Вот почему, продолжает Цицерон, он решил избрать некий средний путь — о себе почти не говорить, но римский народ поблагодарить.
— Итак, я тот «новый человек», которого вы избрали впервые после долгого перерыва, впервые, можно сказать, для живущего ныне поколения сделали консулом, тот, под чьим предводительством вы взяли эту укрепленную и всякого рода окопами защищенную твердыню знати с тем, чтобы она отныне стала доступной заслугам всякого.
Мало этого. Обыкновенно «новые люди», которым выпадало на долю это неслыханное счастье — консулат, достигали его через много-много лет после претуры, после тяжких трудов, просьб и унизительных провалов. Так что только под старость их озаряла наконец народная милость. «Я, — продолжает Цицерон, — первый «новый человек»» на памяти истории, которого избрали сразу, в первый возможный для него день». Неудивительно, что он преисполнен счастья и великой благодарности И вот теперь он, избранник народа, в первый же день своей власти объявляет, что намерен быть консул ом-популяром, то есть демократом (Agr., II, 1–6) {30}.
Это заявление Цицерона повергает современных ученых в недоумение. Как, с каких пор Цицерон стал популяром?! Неужели он считал себя последователем Гракхов или Сатурнина, которого всегда называл убийцей и головорезом?! А ведь они-то и были вождями популяров, теми святыми мучениками революции, чьи имена были написаны на знамени демократии. Что за удивительная метаморфоза! Советский историк С. Л. Утченко полагает, что это не более, чем ловкий демагогический ход в духе советов Квинта {31}. Не думаю. Квинт действительно советует давать каждому неясные, но весьма соблазнительные обещания и расположить все сословия в свою пользу. Но, во-первых, совет его относится ко времени соискания консулата. Так поступали многие во время предвыборной кампании. Однако, став консулом, любой уважающий себя государственный деятель должен был четко определить свою политическую линию. И второе. Квинт советует выдавать себя народу за популяра, сенату же — за горячего сторонника аристократии. Но консул Цицерон произнес две «тронных» речи — к сенату и к народу. И в обеих говорит одно и то же и торжественно провозглашает себя консулом-популяром (Agr., I, 23; II, 6). Это уже нечто серьезное. В чем же тут дело?

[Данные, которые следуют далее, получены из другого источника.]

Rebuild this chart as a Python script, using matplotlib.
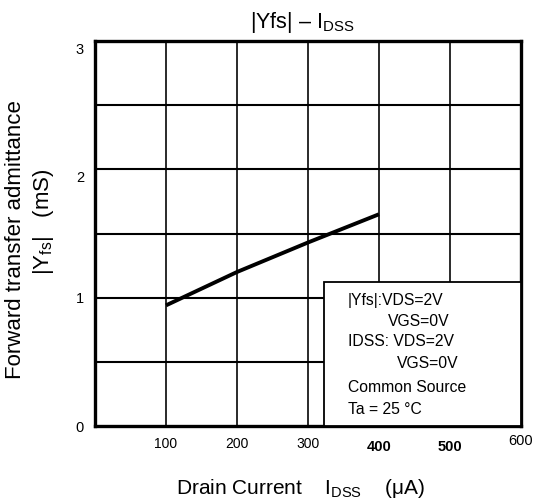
import matplotlib
matplotlib.use("Agg")
import matplotlib.pyplot as plt
import matplotlib.transforms as mtransforms
from matplotlib.patches import Rectangle

# Data
idss = [100, 200, 300, 400]          # Drain current IDSS (uA)
yfs = [0.94, 1.20, 1.43, 1.65]       # |Yfs| (mS)
x_ticks = [100, 200, 300, 400, 500, 600]
x_tick_labels = ["100", "200", "300", "400", "500", "600"]
y_ticks = [0, 1, 2, 3]
y_tick_labels = ["0", "1", "2", "3"]

plt.rcParams['font.family'] = ['Liberation Sans', 'DejaVu Sans']
plt.rcParams['mathtext.fontset'] = 'custom'
plt.rcParams['mathtext.rm'] = 'Liberation Sans'
plt.rcParams['mathtext.it'] = 'Liberation Sans'
plt.rcParams['mathtext.bf'] = 'Liberation Sans:bold'

W, H = 537, 503
fig = plt.figure(figsize=(W / 100, H / 100), dpi=100)
ax = fig.add_axes([95 / W, 1 - 426 / H, (521 - 95) / W, (426 - 41) / H])
ax.set_xlim(0, 600)
ax.set_ylim(0, 3)

# grid
for gx in [100, 200, 300, 400, 500]:
    ax.axvline(gx, color='#2a2a2a', lw=1.4, zorder=1)
for gy in [0.5, 1.0, 1.5, 2.0, 2.5]:
    ax.axhline(gy, color='black', lw=1.5, zorder=1)

for s in ax.spines.values():
    s.set_linewidth(2.4)

ax.plot(idss, yfs, color='black', lw=2.8, zorder=3, solid_capstyle='butt')

# condition box
ax.add_patch(Rectangle((322, 0), 278, 1.12, facecolor='white', edgecolor='black',
                       lw=1.3, zorder=4))

def ftext(px, py, s, **kw):
    kw.setdefault('va', 'center')
    return fig.text(px / W, 1 - py / H, s, **kw)

fs = 11.3
ftext(348, 300, "|Yfs|:VDS=2V", fontsize=fs, zorder=5)
ftext(388, 321, "VGS=0V", fontsize=fs, zorder=5)
ftext(348, 342, "IDSS: VDS=2V", fontsize=fs, zorder=5)
ftext(397, 363, "VGS=0V", fontsize=fs, zorder=5)
ftext(348, 387, "Common Source", fontsize=fs, zorder=5)
ftext(348, 410, "Ta = 25 °C", fontsize=fs, zorder=5)

# ticks
ax.set_xticks(x_ticks)
ax.set_xticklabels(x_tick_labels, fontsize=10)
ax.set_yticks(y_ticks)
ax.set_yticklabels(y_tick_labels, fontsize=10.5)
ax.tick_params(length=0)
ax.tick_params(axis='x', pad=8)
ax.tick_params(axis='y', pad=8)

def shift(lbl, dx, dy):
    lbl.set_transform(lbl.get_transform() +
                      mtransforms.ScaledTranslation(dx / 100, dy / 100, fig.dpi_scale_trans))

for lbl in ax.get_xticklabels():
    t = lbl.get_text()
    if t in ("400", "500"):
        lbl.set_fontweight('bold')
        lbl.set_fontsize(10.5)
        shift(lbl, 0, -3)
    if t == "600":
        lbl.set_fontsize(10.5)
        shift(lbl, 0, 3)
for lbl in ax.get_yticklabels():
    if lbl.get_text() in ("2", "3"):
        shift(lbl, 0, -7)

# titles
ftext(302, 28, r"|Yfs| – I$_{\mathrm{DSS}}$", fontsize=15.5, ha='center', va='baseline')
ftext(300, 494, r"Drain Current    I$_{\mathrm{DSS}}$    (μA)", fontsize=15, ha='center',
      va='baseline')
ftext(16, 240, "Forward transfer admittance", rotation=90, fontsize=16, ha='center')
ftext(43, 222, r"|Y$_{\mathrm{fs}}$|   (mS)", rotation=90, fontsize=16, ha='center')

fig.savefig("out.png", dpi=100)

Мы уже говорили, что нобилитет смотрел на Цицерона как на дерзкого выскочку. В свою очередь, наш герой относился к этому сословию с резкой антипатией. Ему противна была их надутая важность. Его возмущало, что эта узкая замкнутая группа ревниво охраняет свою власть и привилегии, что они не допускают к управлению талантливых людей со стороны. Ни ум, ни заслуги, ни воинская слава, ничто не имело в их глазах цены, кроме длинного ряда титулованных предков. А предки эти, люди зачастую действительно великие, должны были краснеть от стыда, видя своих потомков — ленивых, изнеженных, ни к чему не способных. Особенно отвратительным казалось Цицерону, что на такую высоту вознес их кровавый тиран Сулла. В его глазах, на этих людей легло пятно его преступлений.